Of course, there are many optimizations that are commonly made to improve graphical performance in engines like Starling. Plenty of game developers have made a career out of finding such optimizations. However, most of the “standard” tricks focus on the GPU, attempting to reduce the number of draw calls by flattening complex objects (so they don’t need to be redrawn every frame) or optimizing sprite layouts (to do as much work as possible with each draw call). We had already performed many of these types of optimizations and more, making several improvements to the way Starling deals with textures.
These optimizations are good enough to ensure that, for most users, Prismata isn’t bottlenecked by insufficient GPU power. In fact, our GPU load is way lower than that of most modern games; it’s low enough that Prismata’s graphics could easily be handled by the GPU on a mobile device.

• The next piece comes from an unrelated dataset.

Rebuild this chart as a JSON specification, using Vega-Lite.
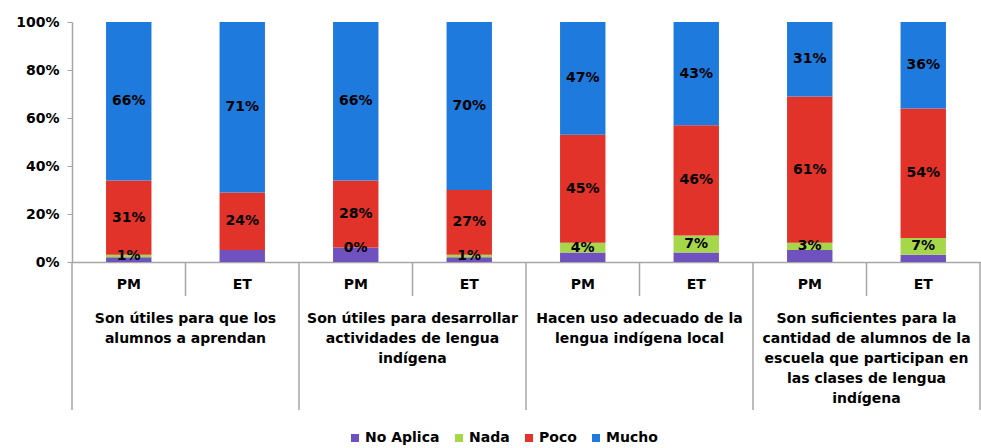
{
  "$schema": "https://vega.github.io/schema/vega-lite/v6.json",
  "autosize": "none",
  "width": 908,
  "height": 240,
  "padding": {"left": 72, "top": 22, "right": 1, "bottom": 186},
  "background": "white",
  "config": {"view": {"stroke": null}, "font": "DejaVu Sans"},
  "data": {"values": [
    {"barra": "1-PM", "sub": "PM", "grupo": "Son útiles para que  los\nalumnos a aprendan", "respuesta": "No Aplica", "valor": 0.02},
    {"barra": "1-PM", "sub": "PM", "grupo": "Son útiles para que  los\nalumnos a aprendan", "respuesta": "Nada", "valor": 0.01},
    {"barra": "1-PM", "sub": "PM", "grupo": "Son útiles para que  los\nalumnos a aprendan", "respuesta": "Poco", "valor": 0.31},
    {"barra": "1-PM", "sub": "PM", "grupo": "Son útiles para que  los\nalumnos a aprendan", "respuesta": "Mucho", "valor": 0.66},
    {"barra": "1-ET", "sub": "ET", "grupo": "Son útiles para que  los\nalumnos a aprendan", "respuesta": "No Aplica", "valor": 0.05},
    {"barra": "1-ET", "sub": "ET", "grupo": "Son útiles para que  los\nalumnos a aprendan", "respuesta": "Poco", "valor": 0.24},
    {"barra": "1-ET", "sub": "ET", "grupo": "Son útiles para que  los\nalumnos a aprendan", "respuesta": "Mucho", "valor": 0.71},
    {"barra": "2-PM", "sub": "PM", "grupo": "Son útiles para desarrollar\nactividades de lengua\nindígena", "respuesta": "No Aplica", "valor": 0.06},
    {"barra": "2-PM", "sub": "PM", "grupo": "Son útiles para desarrollar\nactividades de lengua\nindígena", "respuesta": "Nada", "valor": 0.0},
    {"barra": "2-PM", "sub": "PM", "grupo": "Son útiles para desarrollar\nactividades de lengua\nindígena", "respuesta": "Poco", "valor": 0.28},
    {"barra": "2-PM", "sub": "PM", "grupo": "Son útiles para desarrollar\nactividades de lengua\nindígena", "respuesta": "Mucho", "valor": 0.66},
    {"barra": "2-ET", "sub": "ET", "grupo": "Son útiles para desarrollar\nactividades de lengua\nindígena", "respuesta": "No Aplica", "valor": 0.02},
    {"barra": "2-ET", "sub": "ET", "grupo": "Son útiles para desarrollar\nactividades de lengua\nindígena", "respuesta": "Nada", "valor": 0.01},
    {"barra": "2-ET", "sub": "ET", "grupo": "Son útiles para desarrollar\nactividades de lengua\nindígena", "respuesta": "Poco", "valor": 0.27},
    {"barra": "2-ET", "sub": "ET", "grupo": "Son útiles para desarrollar\nactividades de lengua\nindígena", "respuesta": "Mucho", "valor": 0.70},
    {"barra": "3-PM", "sub": "PM", "grupo": "Hacen uso adecuado de la\nlengua indígena local", "respuesta": "No Aplica", "valor": 0.04},
    {"barra": "3-PM", "sub": "PM", "grupo": "Hacen uso adecuado de la\nlengua indígena local", "respuesta": "Nada", "valor": 0.04},
    {"barra": "3-PM", "sub": "PM", "grupo": "Hacen uso adecuado de la\nlengua indígena local", "respuesta": "Poco", "valor": 0.45},
    {"barra": "3-PM", "sub": "PM", "grupo": "Hacen uso adecuado de la\nlengua indígena local", "respuesta": "Mucho", "valor": 0.47},
    {"barra": "3-ET", "sub": "ET", "grupo": "Hacen uso adecuado de la\nlengua indígena local", "respuesta": "No Aplica", "valor": 0.04},
    {"barra": "3-ET", "sub": "ET", "grupo": "Hacen uso adecuado de la\nlengua indígena local", "respuesta": "Nada", "valor": 0.07},
    {"barra": "3-ET", "sub": "ET", "grupo": "Hacen uso adecuado de la\nlengua indígena local", "respuesta": "Poco", "valor": 0.46},
    {"barra": "3-ET", "sub": "ET", "grupo": "Hacen uso adecuado de la\nlengua indígena local", "respuesta": "Mucho", "valor": 0.43},
    {"barra": "4-PM", "sub": "PM", "grupo": "Son suficientes para la\ncantidad de alumnos de la\nescuela que participan en\nlas clases de lengua\nindígena", "respuesta": "No Aplica", "valor": 0.05},
    {"barra": "4-PM", "sub": "PM", "grupo": "Son suficientes para la\ncantidad de alumnos de la\nescuela que participan en\nlas clases de lengua\nindígena", "respuesta": "Nada", "valor": 0.03},
    {"barra": "4-PM", "sub": "PM", "grupo": "Son suficientes para la\ncantidad de alumnos de la\nescuela que participan en\nlas clases de lengua\nindígena", "respuesta": "Poco", "valor": 0.61},
    {"barra": "4-PM", "sub": "PM", "grupo": "Son suficientes para la\ncantidad de alumnos de la\nescuela que participan en\nlas clases de lengua\nindígena", "respuesta": "Mucho", "valor": 0.31},
    {"barra": "4-ET", "sub": "ET", "grupo": "Son suficientes para la\ncantidad de alumnos de la\nescuela que participan en\nlas clases de lengua\nindígena", "respuesta": "No Aplica", "valor": 0.03},
    {"barra": "4-ET", "sub": "ET", "grupo": "Son suficientes para la\ncantidad de alumnos de la\nescuela que participan en\nlas clases de lengua\nindígena", "respuesta": "Nada", "valor": 0.07},
    {"barra": "4-ET", "sub": "ET", "grupo": "Son suficientes para la\ncantidad de alumnos de la\nescuela que participan en\nlas clases de lengua\nindígena", "respuesta": "Poco", "valor": 0.54},
    {"barra": "4-ET", "sub": "ET", "grupo": "Son suficientes para la\ncantidad de alumnos de la\nescuela que participan en\nlas clases de lengua\nindígena", "respuesta": "Mucho", "valor": 0.36}
  ]},
  "transform": [
    {"calculate": "indexof(['No Aplica','Nada','Poco','Mucho'], datum.respuesta)", "as": "orden"},
    {"stack": "valor", "groupby": ["barra"], "sort": [{"field": "orden"}], "as": ["v0", "v1"]},
    {"calculate": "(datum.v0 + datum.v1) / 2", "as": "vmid"}
  ],
  "encoding": {
    "x": {
      "field": "barra", "type": "nominal", "sort": null,
      "scale": {"paddingInner": 0, "paddingOuter": 0},
      "axis": {
        "title": null, "labelAngle": 0, "ticks": false, "tickSize": 0,
        "labelExpr": "split(datum.label, '-')[1]",
        "labelPadding": 15, "labelFontSize": 14, "labelFontWeight": "bold", "labelColor": "#000",
        "domainColor": "#a6a6a6", "domainWidth": 1.5
      }
    }
  },
  "layer": [
    {
      "mark": {"type": "bar", "width": {"band": 0.4}},
      "encoding": {
        "y": {
          "field": "v0", "type": "quantitative",
          "scale": {"domain": [0, 1], "nice": false},
          "axis": {
            "title": null, "format": ".0%", "values": [0, 0.2, 0.4, 0.6, 0.8, 1],
            "grid": false, "tickSize": 5, "tickColor": "#a6a6a6", "domainColor": "#a6a6a6",
            "domainWidth": 1.5, "labelPadding": 8, "labelFontSize": 14, "labelFontWeight": "bold", "labelColor": "#000"
          }
        },
        "y2": {"field": "v1"},
        "color": {
          "field": "respuesta", "type": "nominal",
          "scale": {"domain": ["No Aplica", "Nada", "Poco", "Mucho"], "range": ["#7052be", "#a6d74b", "#e2332a", "#1e7adc"]},
          "legend": {
            "title": null, "orient": "none", "direction": "horizontal",
            "legendX": 276, "legendY": 409,
            "symbolType": "square", "symbolSize": 64, "symbolStrokeWidth": 0,
            "labelFontSize": 14, "labelFontWeight": "bold", "labelColor": "#000", "labelOffset": 3, "columnPadding": 12
          }
        }
      }
    },
    {
      "transform": [{"filter": "datum.respuesta != 'No Aplica'"}],
      "mark": {"type": "text", "fontSize": 14, "fontWeight": "bold", "color": "#000"},
      "encoding": {
        "y": {"field": "vmid", "type": "quantitative"},
        "text": {"field": "valor", "type": "quantitative", "format": ".0%"}
      }
    },
    {
      "transform": [{"filter": "datum.respuesta == 'Mucho' && datum.sub == 'PM'"}],
      "mark": {"type": "rule", "color": "#a6a6a6", "strokeWidth": 1.5},
      "encoding": {
        "x": {"field": "barra", "type": "nominal", "sort": null, "bandPosition": 0},
        "y": {"datum": 0},
        "y2": {"datum": -0.617}
      }
    },
    {
      "transform": [{"filter": "datum.respuesta == 'Mucho' && datum.barra == '4-ET'"}],
      "mark": {"type": "rule", "color": "#a6a6a6", "strokeWidth": 1.5},
      "encoding": {
        "x": {"field": "barra", "type": "nominal", "sort": null, "bandPosition": 1},
        "y": {"datum": 0},
        "y2": {"datum": -0.617}
      }
    },
    {
      "transform": [{"filter": "datum.respuesta == 'Mucho' && datum.sub == 'ET'"}],
      "mark": {"type": "rule", "color": "#a6a6a6", "strokeWidth": 1.5},
      "encoding": {
        "x": {"field": "barra", "type": "nominal", "sort": null, "bandPosition": 0},
        "y": {"datum": 0},
        "y2": {"datum": -0.142}
      }
    },
    {
      "transform": [{"filter": "datum.respuesta == 'Mucho' && datum.sub == 'ET'"}],
      "mark": {"type": "text", "fontSize": 14, "fontWeight": "bold", "color": "#000", "baseline": "top", "lineBreak": "\n", "lineHeight": 20, "align": "center"},
      "encoding": {
        "x": {"field": "barra", "type": "nominal", "sort": null, "bandPosition": 0},
        "y": {"datum": -0.208},
        "text": {"field": "grupo"}
      }
    }
  ]
}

The problem is instead that Starling’s optimizations, while conferring a tremendous reduction in our strain on the GPU, do little to lessen the load on the *CPU*. The CPU load is actually increased by many of the optimizations because the calculations done to make the graphics processing more efficient are calculations done by the CPU. The strain on the CPU is essentially proportional to the complexity of the configuration of objects on the screen, and because Prismata’s board is highly complex (each card contains about a dozen individual objects, and there can be a hundred or more cards present), the CPU load is pretty high when Starling is left in its default state.
What we changed
In a nutshell, David made the CPU portion of the graphics calculations much more efficient by eliminating lots of unnecessary work. A lot of things like card rotation don’t change every frame, so it’s possible to precompute them, store the result, and do less work on a frame-by-frame basis. It’s tricky, because when the cards do rotate (e.g. when they jiggle when you try to click your opponent’s units), the software still needs to make sure that the calculations are correct. But if done right, a lot of unnecessary CPU time can be saved.
For the technically inclined, here are some of the specific improvements David made:
- Adding state buffering to the quad batching code, so that the display tree doesn’t need to be crawled every frame to determine if a state change has occurred.
- Hardcore optimization of Starling’s alpha scaling, including loop unrolling.
- A bunch of minor updates to the way that cards in Prismata are updated and rendered.
When’s it going live?
This change is pretty large, and a lot of other changes have been introduced in the last couple of weeks, so we’ll need a while to test everything out and make sure we’re ready to redeploy a new Prismata version. I’m not sure how long that will take (it depends on how many bugs we find), but I’d expect a new version of Prismata late this week or early next week.
That’s all for now!